Tchouaméni parece un futbolista alemán en lugar de un africano de la Francofonía. Su rostro es el del bronce yoruba de Ife: impenetrable, hierático, con el porte altanero de los reyes nubios, su cara de piedra no desvela ningún sentimiento, como si nos estuviera mirando a todos desde un sitio inalcanzable, mucho más allá del reino de los hombres. En su primer mundial ha sido imprescindible en todos los partidos, jugando toda la final hasta los penaltis. En el Madrid ha sido lo mismo desde que aterrizó en agosto, hasta el punto de que el club dejó ir a uno de los mejores jugadores de su historia, Casemiro, una vez se aseguró la presencia del niño gigante francés en su centro del campo. “El Dibu”, uno de esos antihéroes que emergen de las alcantarillas de todos los mundiales, consiguió confundirlo con su aspecto atrabiliario. Su penalti se convirtió en un duelo crepuscular entre negros morochos y delincuentes de la Pampa de cuento de Borges que ganó el que tenía más calle. Pero Tchouaméni tiene más futuro, de hecho es el dueño del futuro.
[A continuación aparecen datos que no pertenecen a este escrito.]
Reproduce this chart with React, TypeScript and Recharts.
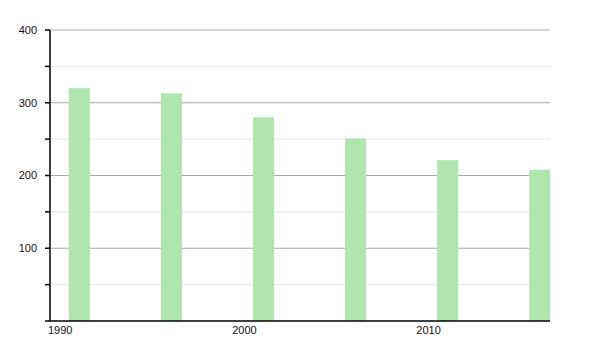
import { BarChart, Bar, XAxis, YAxis, CartesianGrid } from 'recharts';

const years = [1991, 1996, 2001, 2006, 2011, 2016];
const values = [320, 313, 280, 251, 221, 208];
const yTicks = [0, 50, 100, 150, 200, 250, 300, 350, 400];
const majorLines = [100, 200, 300, 400];
const minorLines = [50, 150, 250, 350];
const xTicks = [1990, 2000, 2010];

const data = years.map((year, i) => ({ year, value: values[i] }));

const font = '"Liberation Sans", Arial, sans-serif';

// bars start at their year instead of being centred on it
const BarShape = (p: any) => (
  <rect x={p.x + p.width / 2} y={p.y} width={p.width} height={p.height} fill="#b0e5b0" />
);

const XTick = ({ x, y, payload }: any) => (
  <text x={x - 2} y={y + 5} textAnchor="start" fontSize={11} fill="#111" fontFamily={font}>
    {payload.value}
  </text>
);

export default function App() {
  return (
    <div style={{ position: 'absolute', left: 0, top: 0, background: '#fff' }}>
      <BarChart width={600} height={350} data={data} margin={{ top: 30, right: 50, bottom: 0, left: 0 }} barSize={21}>
        <CartesianGrid vertical={false} horizontalValues={minorLines} stroke="#e8e8e8" />
        <CartesianGrid vertical={false} horizontalValues={majorLines} stroke="#aaaaaa" />
        <XAxis
          dataKey="year"
          type="number"
          domain={[1990, 2017.15]}
          ticks={xTicks}
          tickLine={false}
          tick={<XTick />}
          height={29}
          stroke="#000"
          strokeWidth={1.5}
        />
        <YAxis
          type="number"
          domain={[0, 400]}
          ticks={yTicks}
          interval={0}
          width={50}
          tickSize={5}
          tickMargin={8}
          tickFormatter={(v: number) => (v > 0 && v % 100 === 0 ? String(v) : '')}
          tick={{ fill: '#111', fontSize: 11, fontFamily: font }}
          stroke="#000"
          strokeWidth={1.5}
        />
        <Bar dataKey="value" shape={<BarShape />} isAnimationActive={false} />
      </BarChart>
    </div>
  );
}
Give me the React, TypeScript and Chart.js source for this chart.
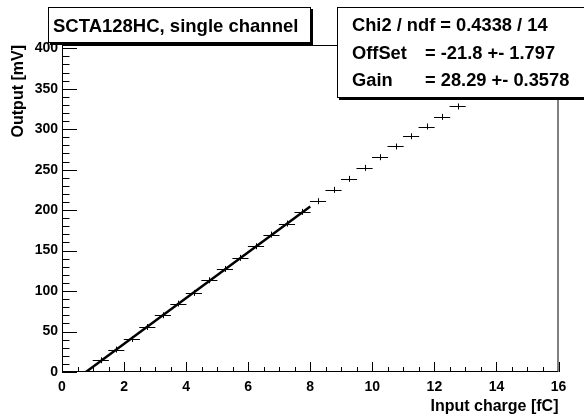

Tanto a Tochouaméni como a Rodrygo les va a venir bien este encontronazo. Los héroes necesitan tropezar en su camino
Tanto a él como a Rodrygo les va a venir bien este encontronazo. Los héroes necesitan tropezar en su camino. Toda la brillante camada de noveles excepcionales que ya están ocupando los puestos de mando en el Real Madrid de Carlo Ancelotti ha cuajado un mundial regular. Con Vinicius, Tite tuvo miedo. Miedo de que el mundo viera, por supuesto, que ya es más jugador de lo que Neymar será jamás. Aherrojado a semejante titiritero, Vini sólo pudo ser una comparsa. Su cambio ante Croacia dejó manca a Brasil. Los croatas pudieron respirar, estirarse y golpear. A Valverde le tocó viajar con una selección de zombis y Camavinga sigue sumergido en el marasmo del sophomore, esa maldición de los talentos generacionales que los condena a vagar un tiempo por un desierto de melancolía e indefinición tras romper el techo en su año rookie. Para todos, el mundial ha sido una pausa conveniente, un recordatorio de que son mortales y de que la juventud casi siempre va demasiado rápido. Les ha ofrecido conocimientos prolépticos interesantes: pueden ser como Luka Modric o pueden ser como Neymar. Lo único bueno que ha tenido este campeonato es que caer en mitad de la temporada apenas habrá tiempo para las dudas: todos, Camavinga, Rodrygo, Tchouaméni, Vinicius y Valverde, tienen desde el sábado la oportunidad de continuar donde lo dejaron y comprobar que, en efecto, el fútbol es una sucesión de segundas oportunidades.